* Exercise goal: Copy out the listing in full, exactly as written, but not its pictures.

* Material:
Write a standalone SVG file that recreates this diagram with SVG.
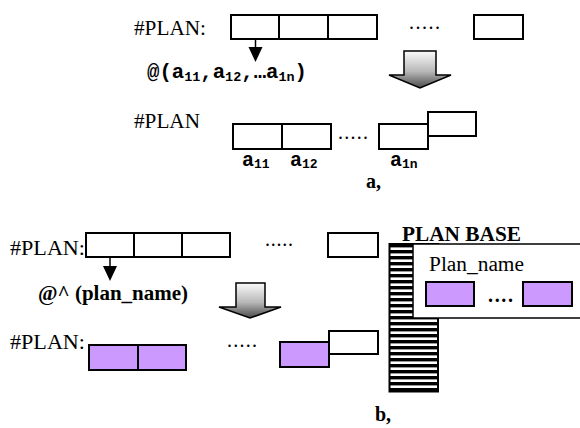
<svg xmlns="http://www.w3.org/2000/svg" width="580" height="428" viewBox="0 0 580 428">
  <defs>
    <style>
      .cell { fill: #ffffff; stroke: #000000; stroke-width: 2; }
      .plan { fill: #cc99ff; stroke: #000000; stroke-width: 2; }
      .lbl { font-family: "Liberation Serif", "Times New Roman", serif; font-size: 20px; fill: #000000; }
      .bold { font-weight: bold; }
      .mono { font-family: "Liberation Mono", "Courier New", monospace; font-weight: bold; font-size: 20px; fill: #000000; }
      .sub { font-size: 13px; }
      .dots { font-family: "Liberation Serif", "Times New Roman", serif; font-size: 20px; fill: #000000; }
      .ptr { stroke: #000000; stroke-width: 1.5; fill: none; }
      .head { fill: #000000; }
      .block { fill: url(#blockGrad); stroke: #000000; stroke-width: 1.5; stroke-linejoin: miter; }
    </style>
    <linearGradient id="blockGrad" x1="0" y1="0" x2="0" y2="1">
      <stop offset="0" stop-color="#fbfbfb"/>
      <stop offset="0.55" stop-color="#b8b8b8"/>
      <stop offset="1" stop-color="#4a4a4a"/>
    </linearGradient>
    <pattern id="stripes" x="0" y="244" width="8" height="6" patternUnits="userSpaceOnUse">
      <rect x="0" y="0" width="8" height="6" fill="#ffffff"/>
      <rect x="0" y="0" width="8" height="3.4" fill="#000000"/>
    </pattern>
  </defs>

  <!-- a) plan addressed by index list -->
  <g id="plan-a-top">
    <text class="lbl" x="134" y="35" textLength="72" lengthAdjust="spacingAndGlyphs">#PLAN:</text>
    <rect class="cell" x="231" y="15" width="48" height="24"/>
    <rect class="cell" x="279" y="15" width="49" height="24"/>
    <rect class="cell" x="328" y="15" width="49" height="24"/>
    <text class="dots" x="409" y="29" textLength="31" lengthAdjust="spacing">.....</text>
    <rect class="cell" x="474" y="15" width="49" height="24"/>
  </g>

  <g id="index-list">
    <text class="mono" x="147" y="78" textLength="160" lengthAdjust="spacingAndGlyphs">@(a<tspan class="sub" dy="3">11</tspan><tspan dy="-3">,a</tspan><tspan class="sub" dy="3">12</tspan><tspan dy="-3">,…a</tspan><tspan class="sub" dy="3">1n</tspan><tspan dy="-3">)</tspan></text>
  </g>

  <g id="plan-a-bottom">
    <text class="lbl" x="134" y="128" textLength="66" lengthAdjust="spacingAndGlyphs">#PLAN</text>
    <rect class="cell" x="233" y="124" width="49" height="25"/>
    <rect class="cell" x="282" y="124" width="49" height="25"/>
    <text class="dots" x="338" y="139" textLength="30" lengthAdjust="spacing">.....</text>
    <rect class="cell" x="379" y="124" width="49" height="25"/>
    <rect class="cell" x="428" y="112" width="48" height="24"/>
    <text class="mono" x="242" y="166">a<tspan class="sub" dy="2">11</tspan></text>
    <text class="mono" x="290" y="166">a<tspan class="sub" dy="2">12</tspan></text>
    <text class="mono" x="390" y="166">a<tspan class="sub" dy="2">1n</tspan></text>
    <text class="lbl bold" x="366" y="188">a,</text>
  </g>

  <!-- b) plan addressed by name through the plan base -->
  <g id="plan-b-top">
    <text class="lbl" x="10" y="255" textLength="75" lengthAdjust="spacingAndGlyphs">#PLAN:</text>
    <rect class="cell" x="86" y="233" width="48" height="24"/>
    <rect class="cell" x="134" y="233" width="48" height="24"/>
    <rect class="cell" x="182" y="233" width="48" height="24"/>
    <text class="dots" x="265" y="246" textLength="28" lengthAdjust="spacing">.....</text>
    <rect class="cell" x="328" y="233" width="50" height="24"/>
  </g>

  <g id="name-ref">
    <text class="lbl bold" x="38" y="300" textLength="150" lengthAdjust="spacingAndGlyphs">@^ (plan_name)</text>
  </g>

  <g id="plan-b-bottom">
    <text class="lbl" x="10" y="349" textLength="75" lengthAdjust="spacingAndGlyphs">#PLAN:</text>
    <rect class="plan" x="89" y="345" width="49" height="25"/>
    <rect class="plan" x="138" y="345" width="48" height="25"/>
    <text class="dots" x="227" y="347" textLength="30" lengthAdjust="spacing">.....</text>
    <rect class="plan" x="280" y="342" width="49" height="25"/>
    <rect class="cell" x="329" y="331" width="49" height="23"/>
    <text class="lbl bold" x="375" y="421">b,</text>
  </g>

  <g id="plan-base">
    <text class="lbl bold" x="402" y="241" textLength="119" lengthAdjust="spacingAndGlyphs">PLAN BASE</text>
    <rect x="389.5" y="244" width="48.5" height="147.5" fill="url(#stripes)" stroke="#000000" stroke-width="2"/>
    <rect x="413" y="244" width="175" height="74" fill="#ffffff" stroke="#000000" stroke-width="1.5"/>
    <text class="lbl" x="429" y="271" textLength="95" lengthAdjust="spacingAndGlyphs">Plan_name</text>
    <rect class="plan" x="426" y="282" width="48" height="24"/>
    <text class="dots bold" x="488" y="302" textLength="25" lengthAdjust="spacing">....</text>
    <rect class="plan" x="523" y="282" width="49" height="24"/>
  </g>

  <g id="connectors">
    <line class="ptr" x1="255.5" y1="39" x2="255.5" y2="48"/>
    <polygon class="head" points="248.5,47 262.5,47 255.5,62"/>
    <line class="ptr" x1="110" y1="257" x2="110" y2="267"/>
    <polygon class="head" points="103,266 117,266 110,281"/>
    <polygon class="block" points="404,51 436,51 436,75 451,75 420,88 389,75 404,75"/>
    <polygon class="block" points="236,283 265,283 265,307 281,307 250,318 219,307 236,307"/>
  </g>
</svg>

* Solution for this exercise:
Write a standalone SVG file that recreates this diagram with SVG.
<svg xmlns="http://www.w3.org/2000/svg" width="580" height="428" viewBox="0 0 580 428">
  <defs>
    <style>
      .cell { fill: #ffffff; stroke: #000000; stroke-width: 2; }
      .plan { fill: #cc99ff; stroke: #000000; stroke-width: 2; }
      .lbl { font-family: "Liberation Serif", "Times New Roman", serif; font-size: 20px; fill: #000000; }
      .bold { font-weight: bold; }
      .mono { font-family: "Liberation Mono", "Courier New", monospace; font-weight: bold; font-size: 20px; fill: #000000; }
      .sub { font-size: 13px; }
      .dots { font-family: "Liberation Serif", "Times New Roman", serif; font-size: 20px; fill: #000000; }
      .ptr { stroke: #000000; stroke-width: 1.5; fill: none; }
      .head { fill: #000000; }
      .block { fill: url(#blockGrad); stroke: #000000; stroke-width: 1.5; stroke-linejoin: miter; }
    </style>
    <linearGradient id="blockGrad" x1="0" y1="0" x2="0" y2="1">
      <stop offset="0" stop-color="#fbfbfb"/>
      <stop offset="0.55" stop-color="#b8b8b8"/>
      <stop offset="1" stop-color="#4a4a4a"/>
    </linearGradient>
    <pattern id="stripes" x="0" y="244" width="8" height="6" patternUnits="userSpaceOnUse">
      <rect x="0" y="0" width="8" height="6" fill="#ffffff"/>
      <rect x="0" y="0" width="8" height="3.4" fill="#000000"/>
    </pattern>
  </defs>

  <!-- a) plan addressed by index list -->
  <g id="plan-a-top">
    <text class="lbl" x="134" y="35" textLength="72" lengthAdjust="spacingAndGlyphs">#PLAN:</text>
    <rect class="cell" x="231" y="15" width="48" height="24"/>
    <rect class="cell" x="279" y="15" width="49" height="24"/>
    <rect class="cell" x="328" y="15" width="49" height="24"/>
    <text class="dots" x="409" y="29" textLength="31" lengthAdjust="spacing">.....</text>
    <rect class="cell" x="474" y="15" width="49" height="24"/>
  </g>

  <g id="index-list">
    <text class="mono" x="147" y="78" textLength="160" lengthAdjust="spacingAndGlyphs">@(a<tspan class="sub" dy="3">11</tspan><tspan dy="-3">,a</tspan><tspan class="sub" dy="3">12</tspan><tspan dy="-3">,…a</tspan><tspan class="sub" dy="3">1n</tspan><tspan dy="-3">)</tspan></text>
  </g>

  <g id="plan-a-bottom">
    <text class="lbl" x="134" y="128" textLength="66" lengthAdjust="spacingAndGlyphs">#PLAN</text>
    <rect class="cell" x="233" y="124" width="49" height="25"/>
    <rect class="cell" x="282" y="124" width="49" height="25"/>
    <text class="dots" x="338" y="139" textLength="30" lengthAdjust="spacing">.....</text>
    <rect class="cell" x="379" y="124" width="49" height="25"/>
    <rect class="cell" x="428" y="112" width="48" height="24"/>
    <text class="mono" x="242" y="166">a<tspan class="sub" dy="2">11</tspan></text>
    <text class="mono" x="290" y="166">a<tspan class="sub" dy="2">12</tspan></text>
    <text class="mono" x="390" y="166">a<tspan class="sub" dy="2">1n</tspan></text>
    <text class="lbl bold" x="366" y="188">a,</text>
  </g>

  <!-- b) plan addressed by name through the plan base -->
  <g id="plan-b-top">
    <text class="lbl" x="10" y="255" textLength="75" lengthAdjust="spacingAndGlyphs">#PLAN:</text>
    <rect class="cell" x="86" y="233" width="48" height="24"/>
    <rect class="cell" x="134" y="233" width="48" height="24"/>
    <rect class="cell" x="182" y="233" width="48" height="24"/>
    <text class="dots" x="265" y="246" textLength="28" lengthAdjust="spacing">.....</text>
    <rect class="cell" x="328" y="233" width="50" height="24"/>
  </g>

  <g id="name-ref">
    <text class="lbl bold" x="38" y="300" textLength="150" lengthAdjust="spacingAndGlyphs">@^ (plan_name)</text>
  </g>

  <g id="plan-b-bottom">
    <text class="lbl" x="10" y="349" textLength="75" lengthAdjust="spacingAndGlyphs">#PLAN:</text>
    <rect class="plan" x="89" y="345" width="49" height="25"/>
    <rect class="plan" x="138" y="345" width="48" height="25"/>
    <text class="dots" x="227" y="347" textLength="30" lengthAdjust="spacing">.....</text>
    <rect class="plan" x="280" y="342" width="49" height="25"/>
    <rect class="cell" x="329" y="331" width="49" height="23"/>
    <text class="lbl bold" x="375" y="421">b,</text>
  </g>

  <g id="plan-base">
    <text class="lbl bold" x="402" y="241" textLength="119" lengthAdjust="spacingAndGlyphs">PLAN BASE</text>
    <rect x="389.5" y="244" width="48.5" height="147.5" fill="url(#stripes)" stroke="#000000" stroke-width="2"/>
    <rect x="413" y="244" width="175" height="74" fill="#ffffff" stroke="#000000" stroke-width="1.5"/>
    <text class="lbl" x="429" y="271" textLength="95" lengthAdjust="spacingAndGlyphs">Plan_name</text>
    <rect class="plan" x="426" y="282" width="48" height="24"/>
    <text class="dots bold" x="488" y="302" textLength="25" lengthAdjust="spacing">....</text>
    <rect class="plan" x="523" y="282" width="49" height="24"/>
  </g>

  <g id="connectors">
    <line class="ptr" x1="255.5" y1="39" x2="255.5" y2="48"/>
    <polygon class="head" points="248.5,47 262.5,47 255.5,62"/>
    <line class="ptr" x1="110" y1="257" x2="110" y2="267"/>
    <polygon class="head" points="103,266 117,266 110,281"/>
    <polygon class="block" points="404,51 436,51 436,75 451,75 420,88 389,75 404,75"/>
    <polygon class="block" points="236,283 265,283 265,307 281,307 250,318 219,307 236,307"/>
  </g>
</svg>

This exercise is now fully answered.